Dans l’antre de Coppélius, tout est noir, tranchant avec les costumes blancs des autres personnages. Au fond, la fenêtre donnant sur le monde réel ressemble à un grand oeil noir, l’oeil de Big Brother et le noir de Black Mirror et cette fascination des écrans (dont Coppél-i.A. peut aussi être une belle métaphore). L’ambiance cependant reste joyeuse, entre ces jeunes gens découvrant l’atelier de Coppélius, le fiancé perdu puis retrouvé ou Swanilda s’amusant avec un certain délice à enfiler la tunique lumineuse du robot trop humain. Si la danse reste principalement narrative, le groupe a plus de place. Et le divertissement n’est jamais totalement décorrélé de l’action, y compris lors de la coda bien tournée et truculente, qui compense la certaine frustration du premier acte sur les mouvements d’ensemble.
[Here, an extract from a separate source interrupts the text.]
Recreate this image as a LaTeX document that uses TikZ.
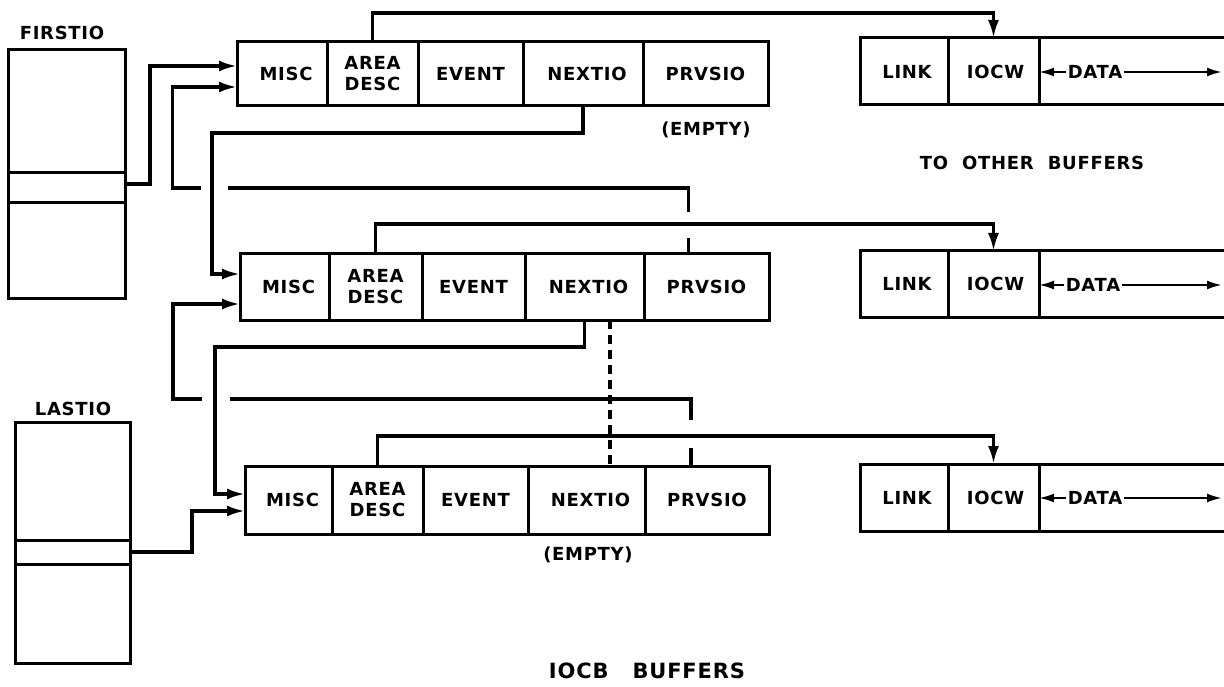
\documentclass[tikz,border=0pt]{standalone}
\usepackage{fontspec}
\setmainfont{DejaVu Sans}[LetterSpace=4]
\usetikzlibrary{arrows.meta,calc}
\begin{document}
\begin{tikzpicture}[x=1pt,y=-1pt,
  lbl/.style={font=\fontsize{18}{21}\selectfont\bfseries, align=center, inner sep=0pt},
  cell/.style={draw, line width=3pt, inner sep=0pt, outer sep=0pt, font=\fontsize{18}{21}\selectfont\bfseries, align=center},
  slot/.style={draw, line width=3pt, inner sep=0pt, outer sep=0pt},
  conn/.style={line width=3pt},
  arr/.style={line width=3.2pt, -{Latex[length=18pt,width=11pt]}},
  darr/.style={line width=2.2pt, -{Latex[length=15pt,width=9pt]}},
  dsh/.style={line width=3.2pt, dash pattern=on 9pt off 6pt}
]
\useasboundingbox (0,0) rectangle (1224,687);
\fill[white] (0,0) rectangle (1224,687);

% FIRSTIO
\node[lbl] (fl) at (62,33) {FIRSTIO};
\node[slot, minimum width=117, minimum height=123] (fTop) at (66.5,111.5) {};
\node[slot, minimum width=117, minimum height=30] (fSlot) at (66.5,188) {};
\node[slot, minimum width=117, minimum height=95] (fBot) at (66.5,250.5) {};

% LASTIO
\node[lbl] (ll) at (73,409) {LASTIO};
\node[slot, minimum width=115, minimum height=118] (lTop) at (72.5,481) {};
\node[slot, minimum width=115, minimum height=24] (lSlot) at (72.5,552) {};
\node[slot, minimum width=115, minimum height=99] (lBot) at (72.5,613.5) {};

% top IOCB row
\node[cell, minimum width=90, minimum height=64] (tMI) at (282,74) {\hspace{8pt}MISC};
\node[cell, minimum width=91, minimum height=64] (tAD) at (372.5,74) {AREA\\DESC};
\node[cell, minimum width=105, minimum height=64] (tEV) at (470.5,74) {EVENT};
\node[cell, minimum width=120, minimum height=64] (tNX) at (583,74) {\hspace{8pt}NEXTIO};
\node[cell, minimum width=125, minimum height=64] (tPR) at (705.5,74) {PRVSIO};

% middle IOCB row
\node[cell, minimum width=89, minimum height=66] (mMI) at (284.5,287) {\hspace{8pt}MISC};
\node[cell, minimum width=93, minimum height=66] (mAD) at (375.5,287) {AREA\\DESC};
\node[cell, minimum width=103, minimum height=66] (mEV) at (473.5,287) {EVENT};
\node[cell, minimum width=119, minimum height=66] (mNX) at (584.5,287) {\hspace{8pt}NEXTIO};
\node[cell, minimum width=125, minimum height=66] (mPR) at (706.5,287) {PRVSIO};

% bottom IOCB row
\node[cell, minimum width=87, minimum height=68] (bMI) at (288.5,500) {\hspace{8pt}MISC};
\node[cell, minimum width=91, minimum height=68] (bAD) at (377.5,500) {AREA\\DESC};
\node[cell, minimum width=105, minimum height=68] (bEV) at (475.5,500) {EVENT};
\node[cell, minimum width=117, minimum height=68] (bNX) at (586.5,500) {\hspace{8pt}NEXTIO};
\node[cell, minimum width=124, minimum height=68] (bPR) at (707,500) {PRVSIO};

% right buffers
\node[cell, minimum width=88, minimum height=67] (tLK) at (904,71.5) {\hspace{6pt}LINK};
\node[cell, minimum width=91, minimum height=67] (tIO) at (993.5,71.5) {\hspace{4pt}IOCW};
\node[cell, minimum width=88, minimum height=66] (mLK) at (904,284) {\hspace{6pt}LINK};
\node[cell, minimum width=91, minimum height=66] (mIO) at (993.5,284) {\hspace{4pt}IOCW};
\node[cell, minimum width=88, minimum height=67] (bLK) at (904,497.5) {\hspace{6pt}LINK};
\node[cell, minimum width=91, minimum height=67] (bIO) at (993.5,497.5) {\hspace{4pt}IOCW};

\draw[conn] (tIO.north east) -- ++(190,0);
\draw[conn] (tIO.south east) -- ++(190,0);
\draw[conn] (mIO.north east) -- ++(190,0);
\draw[conn] (mIO.south east) -- ++(190,0);
\draw[conn] (bIO.north east) -- ++(190,0);
\draw[conn] (bIO.south east) -- ++(190,0);

\node[lbl, inner xsep=2pt] (tDA) at (1095,72) {DATA};
\node[lbl, inner xsep=2pt] (mDA) at (1093,285) {DATA};
\node[lbl, inner xsep=2pt] (bDA) at (1095,498) {DATA};
\coordinate (tDE) at (1222,72);
\coordinate (mDE) at (1222,285);
\coordinate (bDE) at (1222,498);
\draw[darr] (tDA.west) -- (tIO.east |- tDA.west);
\draw[darr] (tDA.east) -- (tDE);
\draw[darr] (mDA.west) -- (mIO.east |- mDA.west);
\draw[darr] (mDA.east) -- (mDE);
\draw[darr] (bDA.west) -- (bIO.east |- bDA.west);
\draw[darr] (bDA.east) -- (bDE);

% labels
\node[lbl] (e1) at (706,130) {(EMPTY)};
\node[lbl] (e2) at (588,555) {(EMPTY)};
\node[lbl] (tob) at (1032,163) {TO\hspace{14pt}OTHER\hspace{14pt}BUFFERS};
\node[lbl, font=\fontsize{21}{23}\selectfont\bfseries] (iob) at (647,671) {IOCB\hspace{24pt}BUFFERS};

% AREA DESC -> IOCW
\draw[arr] (tAD.north) -- ++(0,-29) -| (tIO.north);
\draw[arr] (mAD.north) -- ++(0,-30) -| (mIO.north);
\draw[arr] (bAD.north) -- ++(0,-30) -| (bIO.north);

% FIRSTIO / LASTIO -> MISC
\draw[arr] ([yshift=4pt]fSlot.east) -- ++(25,0) |- ([yshift=8pt]tMI.west);
\draw[arr] (lSlot.east) -- ++(62,0) |- ([yshift=-11pt]bMI.west);

% NEXTIO -> next MISC
\draw[arr] (tNX.south) -- ++(0,27) -| ([xshift=-28pt,yshift=13pt]mMI.west) -- ([yshift=13pt]mMI.west);
\draw[arr] (mNX.south) -- ++(0,27) -| ([xshift=-30pt,yshift=6pt]bMI.west) -- ([yshift=6pt]bMI.west);

% PRVSIO -> previous MISC (with crossing gaps)
\draw[arr] ([xshift=-18pt]mPR.north) -- ++(0,-16) ++(0,-26) -- ++(0,-24) -- ++(-461,0) ++(-27,0) -- ++(-28,0) |- ([yshift=-13pt]tMI.west);
\draw[arr] ([xshift=-16pt]bPR.north) -- ++(0,-18) ++(0,-28) -- ++(0,-21) -- ++(-461,0) ++(-28,0) -- ++(-29,0) |- ([yshift=-17pt]mMI.west);

% dashed continuation
\draw[dsh] ([xshift=25.5pt]mNX.south) -- ([xshift=25.5pt]mNX.south |- bNX.north);
\end{tikzpicture}
\end{document}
Cependant la musique, parfois grinçante, subtilement désaccordée, coupante quand on ne s’y attend pas, rappelle que nous ne sommes pas tout à fait dans le monde réel, dans une place sûre, même si Coppélius est joué avec beaucoup d’humanité et paraît plus tourmenté que dangereux. Il ne voit pas en tout cas que sa poupée parfaite prend vie, est attirée par le monde réel, a envie de suivre Frantz qui est revenu sur terre. Mais comment prendre sa liberté ? Tuer son créateur n’est pas chez Coppél-i.A un acte de sadisme ou signe d’un esprit malfaisant (comme dans Westworld pour reprendre la comparaison), mais le seul moyen à sa portée, sa seule possibilité pour partir. Se rend-telle compte d’ailleurs de ce qu’elle a fait. Sa longue silhouette enjambe l’oeil de la porte vers le monde réel quand le rideau tombe… À quand le deuxième épisode ? Tout amène, y compris la verve de Jean-Christophe Maillot décidément intacte.
Coppél-i.A. de Jean-Christophe Maillot par les Ballets de Monte-Carlo au Grimaldi Forum. Avec Lou Beyne (Coppél-i.A), Matèj Urban (Coppélius), Anna Blackwell (Swanilda), Simone Tribuna (Frantz), Mimoza Koike (la Mère de Swanilda) et Lennart Radtke (Lennart, confident de Swanilda). Jeudi 2 janvier 2020.